Ainsi, le fait de se servir d’un enfant en l’associant directement ou indirectement à de la mendicité est un élément constitutif de l’infraction prévue à l’article 433ter de notre Code pénal.
En synthèse, Monsieur le Président, mes questions sont les suivantes :
• La Police de la zone de Bruxelles-Capitale-Ixelles ne devrait-elle pas intervenir à chaque constat de cette forme de maltraitance ? Aujourd’hui, il me revient que ce n’est pas le cas. Est-ce exact ? Pourquoi ?
• Est-ce que la police de notre zone est en contact avec les services compétents de la Fédération Wallonie-Bruxelles afin notamment de permettre à ces enfants d’être scolarisés ?
• Ne devrions-nous pas adapter le Règlement général de police de notre Ville afin de rendre plus lisible ce type d’infraction comme l’exige l’intérêt supérieur de l’enfant.
Monsieur le Président,
Je souhaite être très clair.
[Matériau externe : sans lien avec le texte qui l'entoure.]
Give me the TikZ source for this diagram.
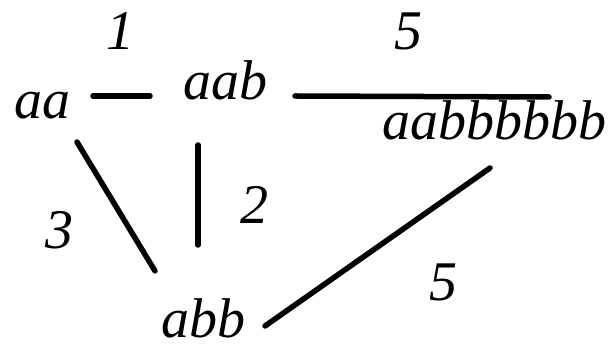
\documentclass[tikz,border=0pt]{standalone}
\usepackage{fontspec}
\setmainfont{Liberation Serif}
\usetikzlibrary{calc}

\begin{document}
\begin{tikzpicture}[x=1pt,y=1pt,
word/.style={inner sep=0pt,anchor=base,font=\fontsize{56}{60}\selectfont\itshape},
wt/.style={word},
link/.style={line width=5.5pt,line cap=round}]
\useasboundingbox (0,0) rectangle (612,347);
% strings
\node[word] (aa) at (42,228) {aa};
\node[word] (aab) at (225,247) {aab};
\node[word] (aabbbbbb) at (494,207) {aabbbbbb};
\node[word] (abb) at (203,9) {abb};
% weights
\node[wt] (w1) at (120,297) {1};
\node[wt] (w5a) at (408,297) {5};
\node[wt] (w3) at (59,98) {3};
\node[wt] (w2) at (254,123) {2};
\node[wt] (w5b) at (443,46) {5};
% edges
\draw[link] ([shift={(51,23)}]aa.base) -- ([shift={(-75,4)}]aab.base);
\draw[link] ([shift={(70,4)}]aab.base) -- ([shift={(55,43)}]aabbbbbb.base);
\draw[link] ([shift={(35,-23)}]aa.base) -- ([shift={(-48,67)}]abb.base);
\draw[link] ([shift={(-27,-45)}]aab.base) -- ([shift={(-5,93)}]abb.base);
\draw[link] ([shift={(-4,-28)}]aabbbbbb.base) -- ([shift={(62,12)}]abb.base);
\end{tikzpicture}
\end{document}
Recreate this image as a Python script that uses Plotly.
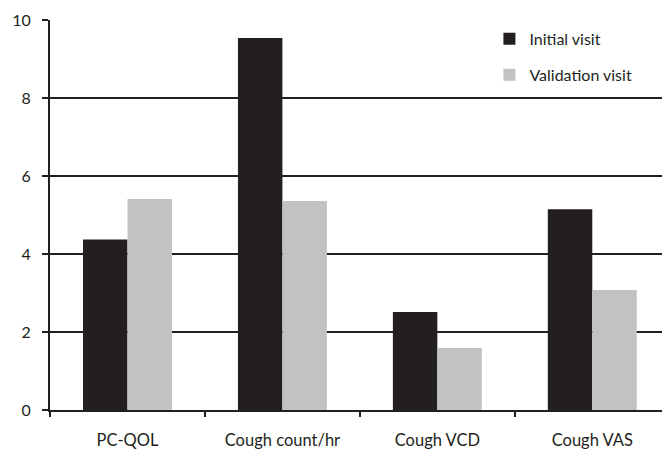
import plotly.graph_objects as go

categories = ["PC-QOL", "Cough count/hr", "Cough VCD", "Cough VAS"]
initial_visit = [4.37, 9.54, 2.51, 5.15]
validation_visit = [5.41, 5.36, 1.59, 3.08]
y_ticks = [0, 2, 4, 6, 8, 10]

DARK = "#231f20"
GRAY = "#c1c2c4"
FONT = "Lato"

fig = go.Figure()
fig.add_trace(go.Bar(x=categories, y=initial_visit, name="Initial visit",
                     marker=dict(color=DARK, line=dict(width=0)), legendgroup="a"))
fig.add_trace(go.Bar(x=categories, y=validation_visit, name="Validation visit",
                     marker=dict(color=GRAY, line=dict(width=0)), legendgroup="b"))

fig.update_layout(
    width=662, height=451,
    margin=dict(l=50, r=0, t=20, b=41),
    paper_bgcolor="white", plot_bgcolor="white",
    barmode="group", bargap=0.426, bargroupgap=0,
    font=dict(family=FONT, color=DARK, size=16),
    legend=dict(x=0.718, y=0.995, xanchor="left", yanchor="top",
                bgcolor="rgba(0,0,0,0)", font=dict(size=16, family=FONT, color=DARK),
                tracegroupgap=12, itemclick=False),
    showlegend=True,
)
fig.update_xaxes(
    type="category", range=[-0.5, 3.45], automargin=False,
    showline=True, linecolor=DARK, linewidth=2,
    ticks="outside", tickson="boundaries", ticklen=5, tickwidth=2, tickcolor=DARK,
    showgrid=False, zeroline=False,
    tickfont=dict(size=16.5, family=FONT, color=DARK),
    ticklabelstandoff=14,
)
fig.update_yaxes(
    range=[0, 10], tickvals=y_ticks, automargin=False,
    showline=True, linecolor=DARK, linewidth=2,
    showgrid=True, gridcolor=DARK, gridwidth=2,
    ticks="outside", ticklen=6, tickwidth=2, tickcolor=DARK,
    zeroline=False,
    tickfont=dict(size=16, family=FONT, color=DARK),
    ticklabelstandoff=8,
)

fig.write_html("out.html", config={"displayModeBar": False},
               post_script="document.body.style.margin='0';document.body.style.overflow='hidden';")
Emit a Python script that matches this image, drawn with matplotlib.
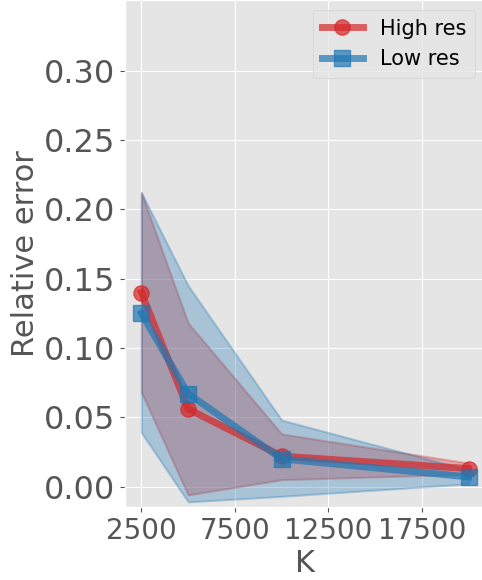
import matplotlib
matplotlib.use("Agg")
import matplotlib.pyplot as plt

plt.style.use("ggplot")

K = [2500, 5000, 10000, 20000]

high_mean = [0.140, 0.056, 0.022, 0.013]
high_lower = [0.068, -0.006, 0.005, 0.009]
high_upper = [0.212, 0.118, 0.038, 0.017]

low_mean = [0.125, 0.067, 0.020, 0.007]
low_lower = [0.039, -0.011, -0.007, 0.002]
low_upper = [0.212, 0.145, 0.048, 0.012]

RED = "#d62728"
BLUE = "#1f77b4"

fig = plt.figure(figsize=(4.82, 5.8), dpi=100)
ax = fig.add_axes([125 / 482, 73 / 580, 360 / 482, 507 / 580])

ax.fill_between(K, high_lower, high_upper, facecolor=RED, edgecolor=RED,
                alpha=0.3, linewidth=1.5, zorder=2)
ax.fill_between(K, low_lower, low_upper, facecolor=BLUE, edgecolor=BLUE,
                alpha=0.3, linewidth=1.5, zorder=2)

ax.plot(K, high_mean, color=RED, alpha=0.7, linewidth=5, marker="o",
        markersize=11, label="High res", zorder=3)
ax.plot(K, low_mean, color=BLUE, alpha=0.7, linewidth=5, marker="s",
        markersize=11, label="Low res", zorder=3)

ax.set_xlim(1625, 20875)
ax.set_ylim(-0.0147, 0.351)
ax.set_xticks([2500, 7500, 12500, 17500])
ax.set_yticks([0.00, 0.05, 0.10, 0.15, 0.20, 0.25, 0.30])
ax.set_yticklabels([f"{v:.2f}" for v in ax.get_yticks()])

ax.tick_params(axis="x", labelsize=20, colors="#555555")
ax.tick_params(axis="y", labelsize=23, colors="#555555")
ax.set_xlabel("K", fontsize=22, color="#555555", labelpad=3)
ax.set_ylabel("Relative error", fontsize=22, color="#555555", labelpad=3)

ax.legend(loc="upper right", fontsize=15)

fig.savefig("out.png", dpi=100)
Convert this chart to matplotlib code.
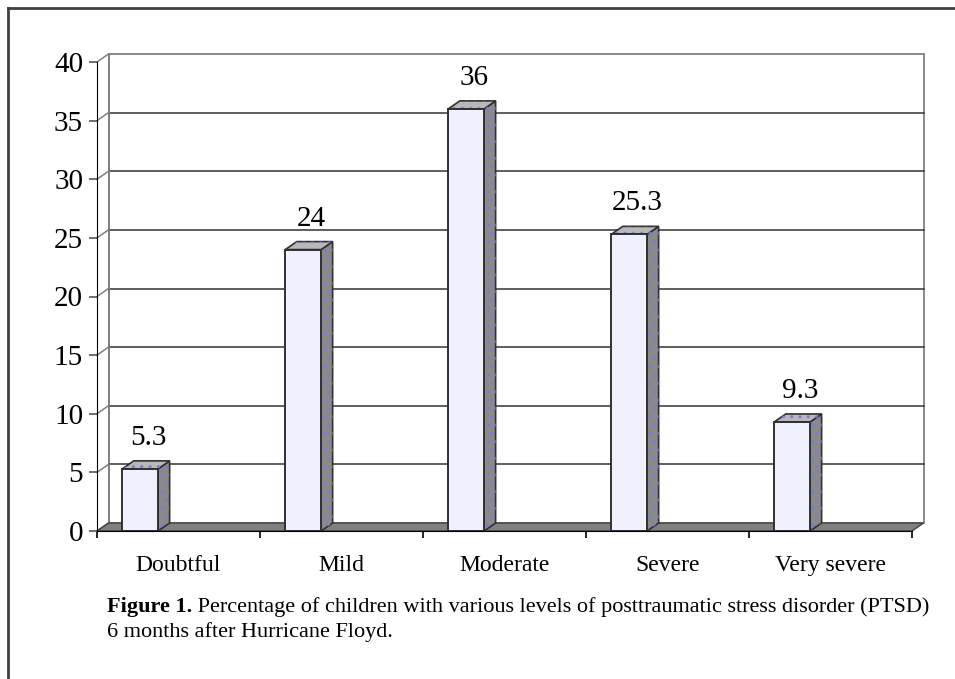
import matplotlib.pyplot as plt
from matplotlib.patches import Polygon, Rectangle
from matplotlib.lines import Line2D

plt.rcParams['font.family'] = ['Liberation Serif', 'DejaVu Serif']
plt.rcParams['hatch.linewidth'] = 1.0

categories = ['Doubtful', 'Mild', 'Moderate', 'Severe', 'Very severe']
percent = [5.3, 24, 36, 25.3, 9.3]
yticks = [0, 5, 10, 15, 20, 25, 30, 35, 40]
caption_bold = 'Figure 1.'
caption_text = (' Percentage of children with various levels of posttraumatic stress disorder (PTSD)')
caption_line2 = '6 months after Hurricane Floyd.'

W, H = 955, 679
fig = plt.figure(figsize=(W / 100, H / 100), dpi=100)

# front plane of the 3d box in pixels
x_left, x_right = 97, 912
y_bottom, y_top = 531, 62
ax = fig.add_axes([x_left / W, (H - y_bottom) / H,
                   (x_right - x_left) / W, (y_bottom - y_top) / H])
ax.set_xlim(0, 5)
ax.set_ylim(0, 40)
ax.set_facecolor('none')

# depth of the box, in data units (about 11 px right, 8 px up)
px_x = (x_right - x_left) / 5
px_y = (y_bottom - y_top) / 40
DX = 11.5 / px_x
DY = 8 / px_y

# back wall and gridlines
ax.add_patch(Rectangle((DX, DY), 5, 40, facecolor='white', edgecolor='#808080',
                       lw=1.3, zorder=0.5, clip_on=False))
for v in yticks[1:-1]:
    ax.add_line(Line2D([DX, 5 + DX], [v + DY, v + DY], color='#333333', lw=1.1,
                       zorder=0.6, clip_on=False))
# side wall edges
for v in yticks:
    ax.add_line(Line2D([0, DX], [v, v + DY], color='#808080', lw=1.1,
                       zorder=0.6, clip_on=False))
ax.add_line(Line2D([DX, DX], [DY, 40 + DY], color='#808080', lw=1.1,
                   zorder=0.6, clip_on=False))

# floor
ax.add_patch(Polygon([(0, 0), (5, 0), (5 + DX, DY), (DX, DY)], closed=True,
                     facecolor='#808080', edgecolor='#404040', lw=1,
                     zorder=1, clip_on=False))

# bars
bw = 0.22
for i, v in enumerate(percent):
    x0 = i + 0.155
    x1 = x0 + bw
    side = [(x1, 0), (x1 + DX, DY), (x1 + DX, v + DY), (x1, v)]
    top = [(x0, v), (x1, v), (x1 + DX, v + DY), (x0 + DX, v + DY)]
    ax.add_patch(Polygon(side, closed=True, facecolor='#8a8a8a',
                         edgecolor='#303030', lw=1.2, zorder=2, clip_on=False))
    ax.add_patch(Polygon(side, closed=True, facecolor='none',
                         edgecolor='#7a7ae0', lw=0, hatch='..', zorder=2.1,
                         clip_on=False))
    ax.add_patch(Polygon(top, closed=True, facecolor='#b8b8b8',
                         edgecolor='#303030', lw=1.2, zorder=2, clip_on=False))
    ax.add_patch(Polygon(top, closed=True, facecolor='none',
                         edgecolor='#7a7ae0', lw=0, hatch='..', zorder=2.1,
                         clip_on=False))
    ax.add_patch(Rectangle((x0, 0), bw, v, facecolor='#f0f0ff',
                           edgecolor='#303030', lw=1.4, zorder=2.2,
                           clip_on=False))
    ax.annotate('{:g}'.format(v), xy=(x0 + bw / 2 + DX / 2, v + DY),
                xytext=(1.5, 11.5), textcoords='offset points',
                ha='center', va='baseline', fontsize=21, zorder=3)

# axes: front left spine and floor edge
for s in ['top', 'right']:
    ax.spines[s].set_visible(False)
ax.spines['left'].set_color('black')
ax.spines['bottom'].set_color('black')
ax.spines['left'].set_zorder(3)
ax.spines['bottom'].set_zorder(3)
ax.set_yticks(yticks)
ax.set_yticklabels([str(t) for t in yticks])
ax.tick_params(axis='y', direction='out', length=6, width=1.2,
               color='#555555', labelsize=21, pad=4)
ax.set_xticks(range(6))
ax.set_xticklabels([])
ax.tick_params(axis='x', which='major', direction='out', length=5, width=1.2,
               color='black')
ax.set_xticks([i + 0.5 for i in range(5)], minor=True)
ax.set_xticklabels(categories, minor=True)
ax.tick_params(axis='x', which='minor', length=0, labelsize=17, pad=17)

# outer frame
fig.add_artist(Line2D([8 / W, 8 / W], [0, 1 - 8 / H], transform=fig.transFigure,
                      color='#404040', lw=2))
fig.add_artist(Line2D([8 / W, 1], [1 - 8 / H, 1 - 8 / H], transform=fig.transFigure,
                      color='#404040', lw=2))

# caption
t = fig.text(107 / W, 1 - 612 / H, caption_bold, fontsize=16, fontweight='bold',
             ha='left', va='baseline')
fig.canvas.draw()
bb = t.get_window_extent()
fig.text(bb.x1 / W, 1 - 612 / H, caption_text, fontsize=16, ha='left',
         va='baseline')
fig.text(107 / W, 1 - 637 / H, caption_line2, fontsize=16, ha='left',
         va='baseline')

fig.savefig('out.png', dpi=100)
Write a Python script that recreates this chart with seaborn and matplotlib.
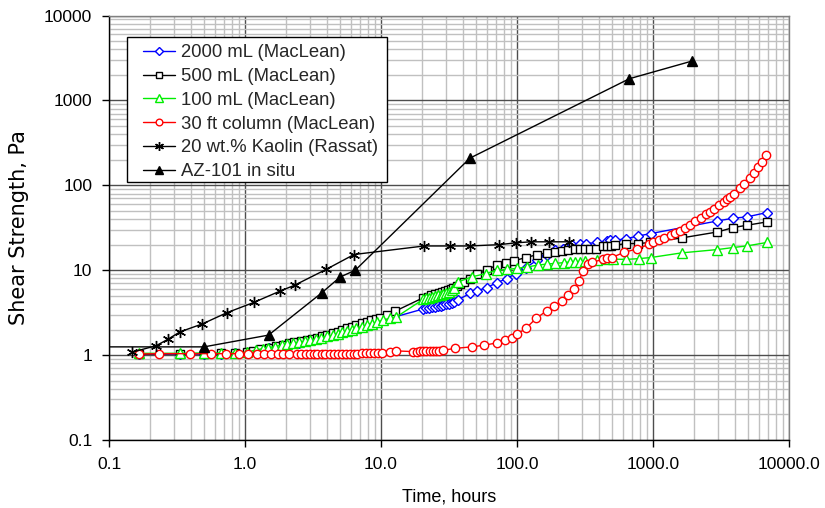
import matplotlib
matplotlib.use("Agg")
import matplotlib.pyplot as plt
import seaborn as sns
from matplotlib.patches import Rectangle
from matplotlib.ticker import LogLocator, NullFormatter

# 2000 mL (MacLean)
t_2000 = [0.167, 0.333, 0.5, 0.667, 0.84, 1.03, 1.2, 1.5, 1.8, 2.1, 2.5, 2.9, 3.3, 3.8, 4.3,
          4.9, 5.5, 6.2, 7.0, 7.8, 8.7, 9.8, 11.0, 12.5, 20.5, 21.6, 22.7, 23.8, 25.0, 26.2,
          27.5, 28.8, 30.2, 31.6, 33.1, 34.7, 37.0, 45.1, 50.6, 59.8, 71.0, 84.0, 97.5, 116,
          140, 165, 190, 218, 255, 290, 322, 385, 457, 485, 526, 633, 780, 962, 2972, 3894,
          4885, 6855]
ss_2000 = [1.03, 1.03, 1.03, 1.04, 1.05, 1.07, 1.12, 1.2, 1.27, 1.33, 1.4, 1.47, 1.54, 1.62, 1.72,
           1.85, 1.95, 2.07, 2.2, 2.33, 2.45, 2.58, 2.7, 2.8, 3.5, 3.55, 3.6, 3.65, 3.7, 3.76,
           3.82, 3.88, 3.95, 4.02, 4.1, 4.2, 4.5, 5.32, 5.7, 6.25, 7.1, 7.97, 9.14, 10.7,
           13.1, 15.3, 17.2, 18.0, 19.7, 20.2, 20.6, 21.2, 22.0, 22.5, 22.5, 23.5, 25.3, 27.0, 38.0, 41.0,
           42.4, 47.7]

# 500 mL (MacLean)
t_500 = [0.167, 0.333, 0.5, 0.667, 0.84, 1.03, 1.15, 1.3, 1.5, 1.7, 1.9, 2.1, 2.3, 2.6, 2.85,
         3.1, 3.4, 3.7, 4.0, 4.4, 4.8, 5.2, 5.6, 6.1, 6.6, 7.2, 7.85, 8.5, 9.2, 9.84, 11.0, 12.7,
         20.5, 22.0, 23.5, 25.0, 26.5, 28.0, 29.5, 31.0, 32.5, 34.0, 36.0, 38.0, 41.0, 45.1,
         50.6, 59.8, 71.0, 83.0, 95.1, 116, 140, 165, 190, 215, 238, 267, 290, 316, 344, 381,
         431, 462, 489, 526, 633, 780, 950, 1626, 2972, 3894, 4885, 6855]
ss_500 = [1.03, 1.04, 1.04, 1.05, 1.06, 1.08, 1.12, 1.17, 1.22, 1.27, 1.32, 1.37, 1.41, 1.46, 1.51,
          1.56, 1.61, 1.66, 1.72, 1.8, 1.88, 1.97, 2.06, 2.16, 2.26, 2.36, 2.47, 2.56, 2.64, 2.70, 2.95, 3.29,
          4.75, 4.9, 5.05, 5.2, 5.35, 5.5, 5.65, 5.8, 5.95, 6.15, 6.5, 6.9, 7.3, 7.9,
          8.9, 10.0, 11.5, 12.2, 12.9, 14.1, 15.2, 16.0, 16.3, 16.7, 17.2, 17.8, 17.8, 17.8, 18.0, 18.0,
          19.2, 19.2, 19.2, 19.7, 20.6, 20.6, 21.2, 24.0, 28.2, 31.8, 33.8, 37.0]

# 100 mL (MacLean)
t_100 = [0.167, 0.333, 0.5, 0.667, 0.84, 1.03, 1.2, 1.35, 1.48, 1.65, 1.86, 2.05, 2.25, 2.5, 2.75,
         3.0, 3.3, 3.6, 4.0, 4.4, 4.8, 5.2, 5.6, 6.1, 6.6, 7.2, 7.85, 8.6, 9.4, 10.4, 11.6, 13.0,
         20.5, 21.6, 22.7, 23.8, 25.0, 26.2, 27.5, 28.8, 30.2, 31.6, 33.1, 34.7, 37.0, 46.4,
         59.1, 71.0, 84.9, 99.5, 117.8, 143.5, 165, 190, 222, 245, 267, 290, 316, 385, 457, 511,
         633, 793, 962, 1626, 2972, 3894, 4885, 6855]
ss_100 = [1.05, 1.05, 1.06, 1.06, 1.06, 1.08, 1.15, 1.19, 1.22, 1.26, 1.31, 1.34, 1.38, 1.42, 1.46,
          1.5, 1.55, 1.6, 1.66, 1.72, 1.79, 1.85, 1.9, 1.98, 2.06, 2.16, 2.25, 2.34, 2.45, 2.58, 2.7, 2.82,
          4.55, 4.65, 4.75, 4.85, 4.95, 5.05, 5.15, 5.3, 5.45, 5.6, 5.8, 6.1, 7.28, 8.34,
          9.14, 10.0, 10.2, 10.5, 10.9, 11.5, 11.8, 12.0, 12.3, 12.5, 12.5, 12.5, 12.8, 13.1, 13.5, 13.5,
          13.4, 13.7, 14.1, 16.0, 17.5, 18.5, 19.3, 21.2]

# 30 ft column (MacLean)
t_30ft = [0.167, 0.234, 0.394, 0.56, 0.725, 0.9, 1.05, 1.22, 1.38, 1.55, 1.75, 1.9, 2.1, 2.4, 2.6,
          2.8, 3.0, 3.2, 3.4, 3.7, 3.9, 4.2, 4.5, 4.8, 5.2, 5.5, 5.9, 6.3, 6.7, 7.2, 7.8, 8.3,
          8.9, 9.5, 10.1, 11.6, 13.0, 17.2, 18.3, 19.4, 20.5, 21.6, 22.8, 24.0, 25.3, 26.8, 28.6,
          35, 46.4, 57.5, 71, 81.6, 92, 99.5, 116, 138, 165, 188, 213, 238, 262, 284, 307, 331,
          354, 431, 462, 497, 612, 759, 940, 1005, 1100, 1200, 1350, 1460, 1580, 1720, 1870,
          2050, 2250, 2440, 2624, 2820, 3060, 3300, 3500, 3681, 3950, 4365, 4700, 5164, 5500,
          5916, 6300, 6776]
ss_30ft = [1.03, 1.04, 1.04, 1.04, 1.04, 1.04, 1.04, 1.04, 1.04, 1.04, 1.04, 1.04, 1.04, 1.04, 1.04,
           1.04, 1.04, 1.04, 1.04, 1.04, 1.04, 1.04, 1.04, 1.04, 1.04, 1.04, 1.04, 1.04, 1.04, 1.05, 1.05, 1.05,
           1.05, 1.05, 1.06, 1.09, 1.12, 1.1, 1.1, 1.11, 1.11, 1.11, 1.12, 1.12, 1.13, 1.13, 1.14,
           1.2, 1.25, 1.31, 1.39, 1.5, 1.6, 1.75, 2.06, 2.7, 3.32, 3.77, 4.35, 5.12, 6.03, 7.49, 9.7, 11.7,
           12.4, 13.4, 13.9, 14.1, 16.2, 17.8, 20.2, 21.5, 22.6, 23.8, 25.8, 27.4, 29.0, 31.5, 34.2,
           37.5, 41.5, 45.5, 48.7, 53.0, 58.0, 63.5, 68.5, 72.5, 80, 92, 103, 121, 138,
           163, 190, 225]

# 20 wt.% Kaolin (Rassat)
t_kaolin = [0.147, 0.222, 0.27, 0.333, 0.486, 0.733, 1.16, 1.82, 2.32, 3.94, 6.33,
            20.8, 32.2, 45.1, 74.1, 97.8, 126.7, 172, 243]
ss_kaolin = [1.08, 1.29, 1.53, 1.88, 2.33, 3.15, 4.17, 5.7, 6.66, 10.2, 15.3,
             19.3, 19.3, 19.3, 20.0, 21.0, 21.6, 21.6, 21.6]

# AZ-101 in situ (first point lies left of the axis)
t_az101 = [0.05, 0.5, 1.49, 3.66, 5.0, 6.47, 45.1, 670, 1926]
ss_az101 = [1.25, 1.25, 1.72, 5.4, 8.3, 10.0, 209, 1800, 2900]

x_ticks = [0.1, 1, 10, 100, 1000, 10000]
x_ticklabels = ["0.1", "1.0", "10.0", "100.0", "1000.0", "10000.0"]
y_ticks = [0.1, 1, 10, 100, 1000, 10000]
y_ticklabels = ["0.1", "1", "10", "100", "1000", "10000"]

sns.set_theme(style="white")
plt.rcParams["font.family"] = ["Liberation Sans", "DejaVu Sans"]

fig = plt.figure(figsize=(8.25, 5.08), dpi=100)
ax = fig.add_axes([109 / 825, 1 - 440 / 508, 680 / 825, 424.5 / 508])
ax.set_xscale("log")
ax.set_yscale("log")

series = [
    (t_2000, ss_2000, "2000 mL (MacLean)", "#0000ff", "D", 5.0, "white"),
    (t_500, ss_500, "500 mL (MacLean)", "black", "s", 6.0, "white"),
    (t_100, ss_100, "100 mL (MacLean)", "#00ee00", "^", 6.5, "white"),
    (t_30ft, ss_30ft, "30 ft column (MacLean)", "#ff0000", "o", 6.0, "white"),
    (t_kaolin, ss_kaolin, "20 wt.% Kaolin (Rassat)", "black", (6, 2, 0), 8.0, "black"),
    (t_az101, ss_az101, "AZ-101 in situ", "black", "^", 7.0, "black"),
]
for t, s, name, col, mk, size, face in series:
    sns.lineplot(x=t, y=s, ax=ax, sort=False, estimator=None, errorbar=None,
                 color=col, linewidth=1.0, marker=mk, markersize=size,
                 markerfacecolor=face, markeredgecolor=col, markeredgewidth=1.0,
                 label=name, legend=False)

ax.set_xlim(0.1, 10000)
ax.set_ylim(0.1, 10000)
ax.set_xticks(x_ticks)
ax.set_xticklabels(x_ticklabels)
ax.set_yticks(y_ticks)
ax.set_yticklabels(y_ticklabels)
ax.xaxis.set_minor_locator(LogLocator(base=10, subs=range(2, 10), numticks=20))
ax.yaxis.set_minor_locator(LogLocator(base=10, subs=range(2, 10), numticks=20))
ax.xaxis.set_minor_formatter(NullFormatter())
ax.yaxis.set_minor_formatter(NullFormatter())

ax.grid(which="major", color="#4d4d4d", linewidth=1.0)
ax.grid(which="minor", color="#c0c0c0", linewidth=1.0)
ax.set_axisbelow(True)
ax.tick_params(which="major", bottom=True, left=True, direction="out", length=5, width=1,
               color="black", labelsize=12.5, pad=7, labelcolor="black")
ax.tick_params(which="minor", length=0)
for side in ["left", "bottom"]:
    ax.spines[side].set_color("black")
    ax.spines[side].set_linewidth(1.0)
for side in ["top", "right"]:
    ax.spines[side].set_color("#808080")
    ax.spines[side].set_linewidth(1.0)

ax.set_xlabel("Time, hours", fontsize=13, labelpad=12, color="black")
ax.set_ylabel("Shear Strength, Pa", fontsize=15, labelpad=11, color="black",
              family=["DejaVu Sans"])

# legend box
ax.add_patch(Rectangle((0.026, 0.607), 0.383, 0.343, transform=ax.transAxes,
                       facecolor="white", edgecolor="black", linewidth=1.0, zorder=4))
handles, labels = ax.get_legend_handles_labels()
leg = ax.legend(handles, labels, loc="upper left", bbox_to_anchor=(0.050, 0.932),
                frameon=False, borderpad=0, borderaxespad=0, handlelength=1.75,
                handletextpad=0.3, labelspacing=0.365, fontsize=13.3, markerscale=0.8)
leg.set_zorder(5)

fig.savefig("out.png", dpi=100)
L’objectif poursuivi n’est pas de réprimer à nouveau la mendicité mais de permettre à nos policiers, en collaboration éventuelle avec des associations, d’intervenir et diriger ces enfants vers les services adéquats de la Fédération Wallonie-Bruxelles afin notamment de les scolariser. A cet égard, je vous rappelle que l’article 24 de la Constitution garantit le droit à l’instruction à tous les enfants, qu’ils soient en séjour légal ou non.